'''

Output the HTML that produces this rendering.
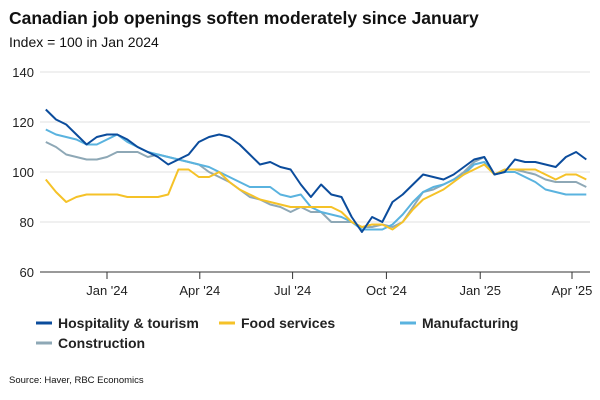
<!DOCTYPE html>
<html><head><meta charset="utf-8"><style>
body{margin:0;background:#fff;font-family:"Liberation Sans",Arial,sans-serif;}
#wrap{position:relative;width:600px;height:400px;overflow:hidden;}
</style></head><body>
<div id="wrap">
<svg id="chart" width="600" height="400" xmlns="http://www.w3.org/2000/svg">
<text x="9" y="24" font-size="17.5" font-weight="bold" fill="#111">Canadian job openings soften moderately since January</text>
<text x="9" y="47" font-size="14" fill="#111">Index = 100 in Jan 2024</text>
<g id="grid"></g><g id="series"></g><g id="axes"></g>
<g id="legend" font-size="14" font-weight="bold" fill="#222">
<g><line x1="36" y1="323" x2="52" y2="323" stroke="#0b4c9c" stroke-width="3"/><text x="58" y="328">Hospitality &amp; tourism</text></g>
<g><line x1="219" y1="323" x2="235" y2="323" stroke="#f5c228" stroke-width="3"/><text x="241" y="328">Food services</text></g>
<g><line x1="400" y1="323" x2="416" y2="323" stroke="#5ab3df" stroke-width="3"/><text x="422" y="328">Manufacturing</text></g>
<g><line x1="36" y1="343" x2="52" y2="343" stroke="#8ea8b6" stroke-width="3"/><text x="58" y="348">Construction</text></g>
</g>
<text x="9" y="383" font-size="9.5" fill="#111">Source: Haver, RBC Economics</text>
</svg>
</div>
<script>
// day offsets from Jan 1 2024
const days = [-60,-50,-40,-30,-20,-10,0,10,20,30,40,50,60,70,80,90,100,110,120,130,140,150,160,170,180,190,200,210,220,230,240,250,260,270,280,290,300,310,320,330,340,350,360,370,380,390,400,410,420,430,440,450,460,470];
const hospitality = [125,121,119,115,111,114,115,115,113,110,108,106,103,105,107,112,114,115,114,111,107,103,104,102,101,95,90,95,91,90,82,76,82,80,88,91,95,99,98,97,99,102,105,106,99,100,105,104,104,103,102,106,108,105];
const food = [97,92,88,90,91,91,91,91,90,90,90,90,91,101,101,98,98,100,96,93,91,89,88,87,86,86,86,86,86,84,80,78,79,79,77,80,85,89,91,93,96,99,101,103,99,101,101,101,101,99,97,99,99,97];
const manufacturing = [117,115,114,113,111,111,113,115,112,110,108,107,106,105,104,103,102,100,98,96,94,94,94,91,90,91,86,84,83,82,80,77,77,77,79,83,88,92,94,95,97,99,103,104,99,100,100,98,96,93,92,91,91,91];
const construction = [112,110,107,106,105,105,106,108,108,108,106,107,106,105,104,103,100,98,96,93,90,89,87,86,84,86,84,84,80,80,80,78,78,79,78,80,86,92,93,95,97,100,104,106,99,101,101,100,99,97,96,96,96,94];
const yTicks = [60,80,100,120,140];
const xTickDays = [0,91,182,274,366,456];
const xTickLabels = ["Jan '24","Apr '24","Jul '24","Oct '24","Jan '25","Apr '25"];

const NS="http://www.w3.org/2000/svg";
const X0=40,X1=590;
function xs(d){return 107+d*(465/456);}
function ys(v){return 272-(v-60)*2.5;}
function mk(tag,attrs,parent){const e=document.createElementNS(NS,tag);for(const k in attrs)e.setAttribute(k,attrs[k]);parent.appendChild(e);return e;}
const grid=document.getElementById('grid'),axes=document.getElementById('axes'),ser=document.getElementById('series');
yTicks.forEach(v=>{
  if(v>60){const l=mk('line',{x1:X0,x2:X1,y1:ys(v),y2:ys(v),stroke:'#e2e2e2','stroke-width':1},grid);
  
  }
  const t=mk('text',{x:34,y:ys(v)+5,'text-anchor':'end','font-size':13,fill:'#222'},axes);
  t.textContent=v;
  
  
});
const ax=mk('line',{x1:X0,x2:X1,y1:272,y2:272,stroke:'#333','stroke-width':1},axes);


xTickDays.forEach((d,i)=>{
  const tk=mk('line',{x1:xs(d),x2:xs(d),y1:272,y2:279,stroke:'#333','stroke-width':1},axes);
  
  
  const t=mk('text',{x:xs(d),y:295,'text-anchor':'middle','font-size':13,fill:'#222'},axes);
  t.textContent=xTickLabels[i];
  
  
});
function line(vals,color,name){
  const p=mk('polyline',{points:vals.map((v,i)=>xs(days[i]).toFixed(1)+','+ys(v).toFixed(1)).join(' '),fill:'none',stroke:color,'stroke-width':2,'stroke-linejoin':'round'},ser);
  
  
}
line(construction,'#8ea8b6','construction-line');
line(manufacturing,'#5ab3df','manufacturing-line');
line(food,'#f5c228','food-services-line');
line(hospitality,'#0b4c9c','hospitality-line');
</script>
</body></html>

'''

TASK REQUIREMENTS: Every line of the material is to be quoted exactly, with no pictures carried over.

REPLY TO THE TASK:
Output the HTML that produces this rendering.
<!DOCTYPE html>
<html><head><meta charset="utf-8"><style>
body{margin:0;background:#fff;font-family:"Liberation Sans",Arial,sans-serif;}
#wrap{position:relative;width:600px;height:400px;overflow:hidden;}
</style></head><body>
<div id="wrap">
<svg id="chart" width="600" height="400" xmlns="http://www.w3.org/2000/svg">
<text x="9" y="24" font-size="17.5" font-weight="bold" fill="#111">Canadian job openings soften moderately since January</text>
<text x="9" y="47" font-size="14" fill="#111">Index = 100 in Jan 2024</text>
<g id="grid"></g><g id="series"></g><g id="axes"></g>
<g id="legend" font-size="14" font-weight="bold" fill="#222">
<g><line x1="36" y1="323" x2="52" y2="323" stroke="#0b4c9c" stroke-width="3"/><text x="58" y="328">Hospitality &amp; tourism</text></g>
<g><line x1="219" y1="323" x2="235" y2="323" stroke="#f5c228" stroke-width="3"/><text x="241" y="328">Food services</text></g>
<g><line x1="400" y1="323" x2="416" y2="323" stroke="#5ab3df" stroke-width="3"/><text x="422" y="328">Manufacturing</text></g>
<g><line x1="36" y1="343" x2="52" y2="343" stroke="#8ea8b6" stroke-width="3"/><text x="58" y="348">Construction</text></g>
</g>
<text x="9" y="383" font-size="9.5" fill="#111">Source: Haver, RBC Economics</text>
</svg>
</div>
<script>
// day offsets from Jan 1 2024
const days = [-60,-50,-40,-30,-20,-10,0,10,20,30,40,50,60,70,80,90,100,110,120,130,140,150,160,170,180,190,200,210,220,230,240,250,260,270,280,290,300,310,320,330,340,350,360,370,380,390,400,410,420,430,440,450,460,470];
const hospitality = [125,121,119,115,111,114,115,115,113,110,108,106,103,105,107,112,114,115,114,111,107,103,104,102,101,95,90,95,91,90,82,76,82,80,88,91,95,99,98,97,99,102,105,106,99,100,105,104,104,103,102,106,108,105];
const food = [97,92,88,90,91,91,91,91,90,90,90,90,91,101,101,98,98,100,96,93,91,89,88,87,86,86,86,86,86,84,80,78,79,79,77,80,85,89,91,93,96,99,101,103,99,101,101,101,101,99,97,99,99,97];
const manufacturing = [117,115,114,113,111,111,113,115,112,110,108,107,106,105,104,103,102,100,98,96,94,94,94,91,90,91,86,84,83,82,80,77,77,77,79,83,88,92,94,95,97,99,103,104,99,100,100,98,96,93,92,91,91,91];
const construction = [112,110,107,106,105,105,106,108,108,108,106,107,106,105,104,103,100,98,96,93,90,89,87,86,84,86,84,84,80,80,80,78,78,79,78,80,86,92,93,95,97,100,104,106,99,101,101,100,99,97,96,96,96,94];
const yTicks = [60,80,100,120,140];
const xTickDays = [0,91,182,274,366,456];
const xTickLabels = ["Jan '24","Apr '24","Jul '24","Oct '24","Jan '25","Apr '25"];

const NS="http://www.w3.org/2000/svg";
const X0=40,X1=590;
function xs(d){return 107+d*(465/456);}
function ys(v){return 272-(v-60)*2.5;}
function mk(tag,attrs,parent){const e=document.createElementNS(NS,tag);for(const k in attrs)e.setAttribute(k,attrs[k]);parent.appendChild(e);return e;}
const grid=document.getElementById('grid'),axes=document.getElementById('axes'),ser=document.getElementById('series');
yTicks.forEach(v=>{
  if(v>60){const l=mk('line',{x1:X0,x2:X1,y1:ys(v),y2:ys(v),stroke:'#e2e2e2','stroke-width':1},grid);
  
  }
  const t=mk('text',{x:34,y:ys(v)+5,'text-anchor':'end','font-size':13,fill:'#222'},axes);
  t.textContent=v;
  
  
});
const ax=mk('line',{x1:X0,x2:X1,y1:272,y2:272,stroke:'#333','stroke-width':1},axes);


xTickDays.forEach((d,i)=>{
  const tk=mk('line',{x1:xs(d),x2:xs(d),y1:272,y2:279,stroke:'#333','stroke-width':1},axes);
  
  
  const t=mk('text',{x:xs(d),y:295,'text-anchor':'middle','font-size':13,fill:'#222'},axes);
  t.textContent=xTickLabels[i];
  
  
});
function line(vals,color,name){
  const p=mk('polyline',{points:vals.map((v,i)=>xs(days[i]).toFixed(1)+','+ys(v).toFixed(1)).join(' '),fill:'none',stroke:color,'stroke-width':2,'stroke-linejoin':'round'},ser);
  
  
}
line(construction,'#8ea8b6','construction-line');
line(manufacturing,'#5ab3df','manufacturing-line');
line(food,'#f5c228','food-services-line');
line(hospitality,'#0b4c9c','hospitality-line');
</script>
</body></html>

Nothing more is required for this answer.